Apple’s next big AirPods idea might be putting cameras on your earbuds. Useful? Maybe. Slightly unsettling? Also yes, bro.
According to Bloomberg’s Mark Gurman, Apple’s long-rumoured AirPods with built-in cameras are now reportedly in the design validation testing stage. That means prototype units are being tested to see how the hardware and features hold up before Apple decides whether to move closer to production.
These are not expected to be proper photography cameras like the ones on Meta’s Ray-Ban smart glasses. Gurman’s report says the cameras would be low-resolution sensors placed on the AirPods stalks. The point is not to shoot TikToks or vlog your mamak session. Instead, the cameras would act as “eyes” for Apple’s upcoming smarter Siri.
What would camera AirPods actually do?
The idea is simple: if Siri can see what is in front of you, it can answer more useful questions without you pulling out your iPhone.
For example, you might be able to ask Siri about an object you are looking at, get contextual reminders when you pass something in a supermarket, or receive walking directions based on landmarks instead of just street names. That last one could actually be handy in Malaysia, where directions often work better as “turn after the petrol station” or “walk past the big kopitiam” rather than relying fully on map labels.

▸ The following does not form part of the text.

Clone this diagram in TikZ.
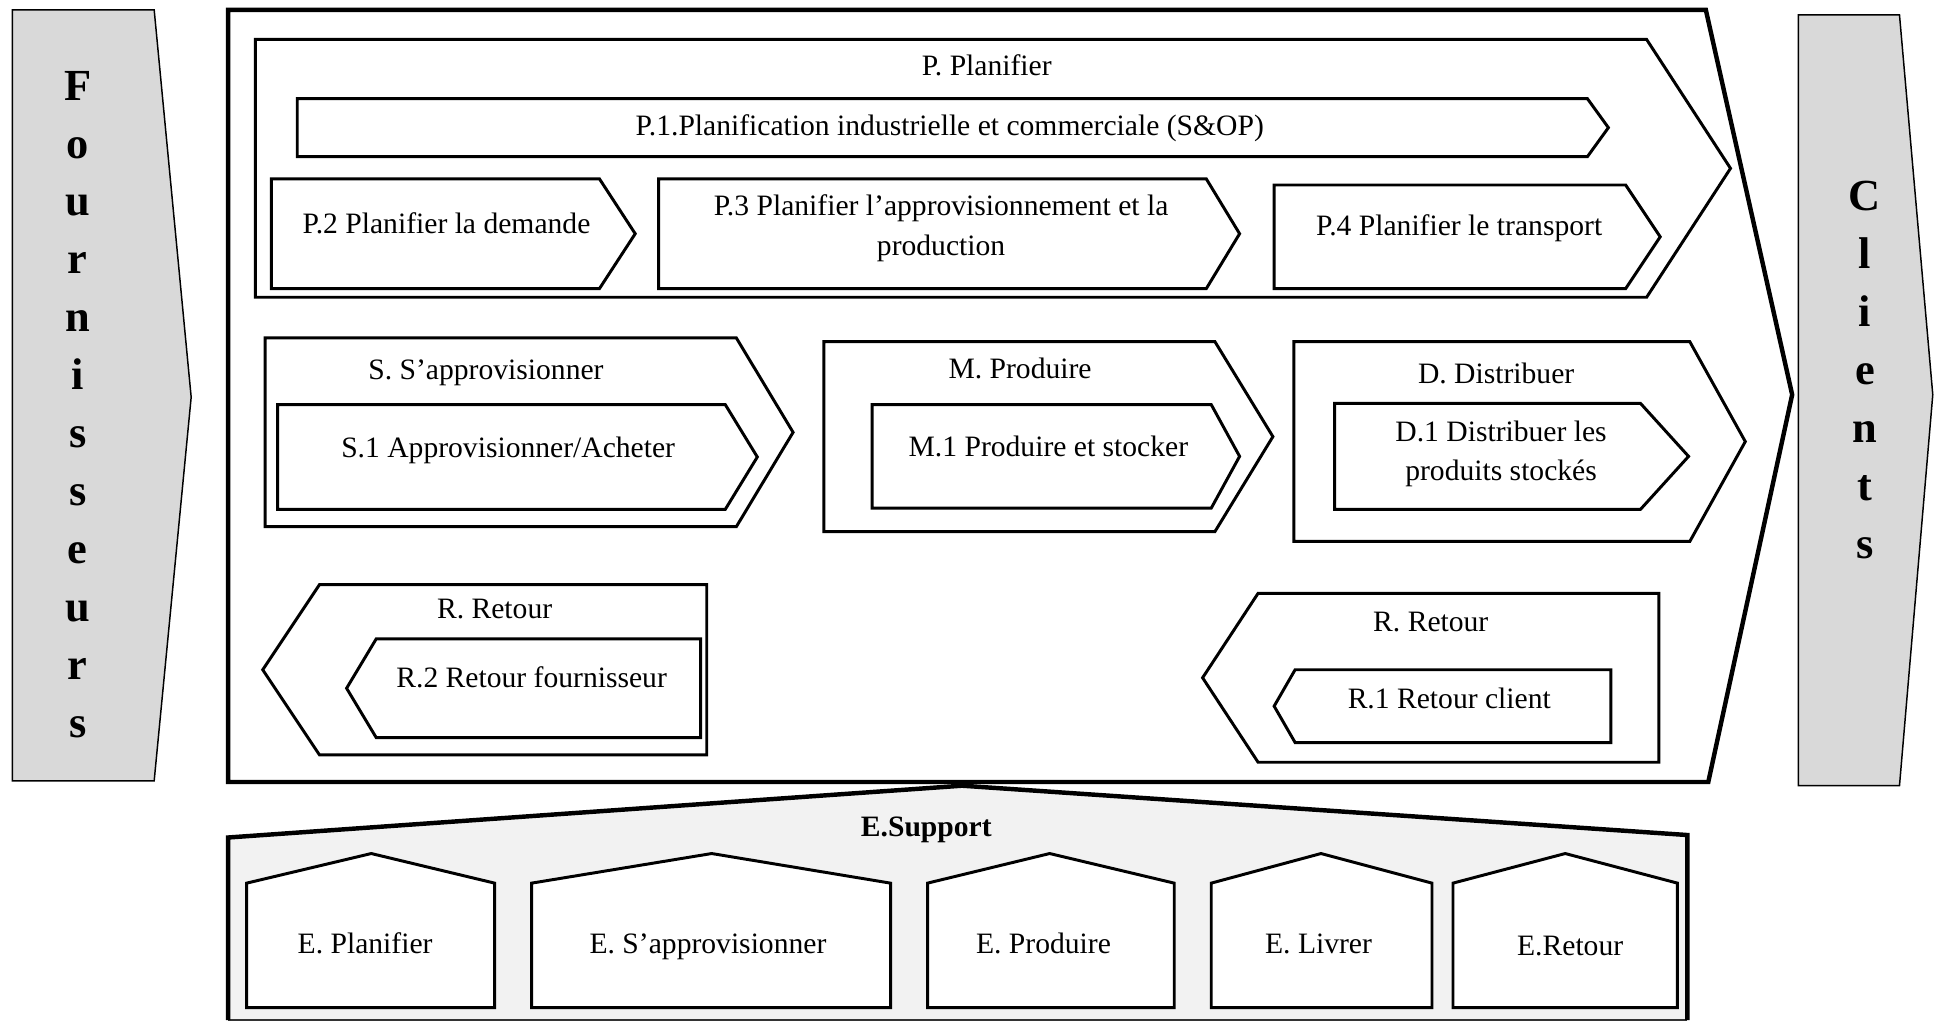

For SEA users, this kind of feature could be genuinely useful in dense places like KL malls, Singapore MRT interchanges, Bangkok streets, or airport terminals where GPS can get messy. If Apple can make AirPods understand surroundings in a lightweight way, it could make navigation and daily reminders feel more natural.
But the big question is whether people want cameras on something as casual and invisible as earbuds.
The privacy problem is the real headline
Smart glasses already make some people uncomfortable because you cannot always tell when they are recording. Camera AirPods could create an even weirder vibe because earbuds are less obvious than glasses. In public spaces like campuses, gyms, offices, conventions, esports arenas, or anime events, that could get awkward fast.
Gurman says Apple may include some kind of indicator to show when the cameras are active. Honestly, that feels like the bare minimum. If this product becomes real, Apple will need to be very clear about what is captured, what gets processed on-device, what goes to the cloud, and how bystanders are protected.
This matters a lot for Malaysia and SEA because people here already use earbuds everywhere: LRT, Grab rides, malls, cafés, gaming events, classrooms, you name it. A small camera pointed from someone’s ear level is not just a tech feature; it changes the social contract a bit. Even if the image quality is low, the feeling of being watched can still turn people off.
Siri delays may be holding it back
The camera AirPods were reportedly once targeted for release as early as the first half of 2026. That timeline has apparently shifted because Apple’s upgraded AI Siri has taken longer than expected.
Gurman now expects the improved Siri to arrive in September, likely around the same window as Apple’s future iPhone launches, including the rumoured foldable iPhone and iPhone 18 models.
Apple is also said to be exploring more AI-focused hardware beyond AirPods, including smart glasses and even a pendant-style device. The Information previously reported that Apple had been working on an AI pin as well.
For now, camera AirPods sound like a very Apple-style gamble: take a weird idea, polish it until it feels normal, and hope people accept the trade-off. If the features are genuinely useful and privacy controls are strong, maybe it works. But if users feel like they are wearing tiny surveillance buds, this could be a hard sell — especially in markets like ours where trust and price both matter.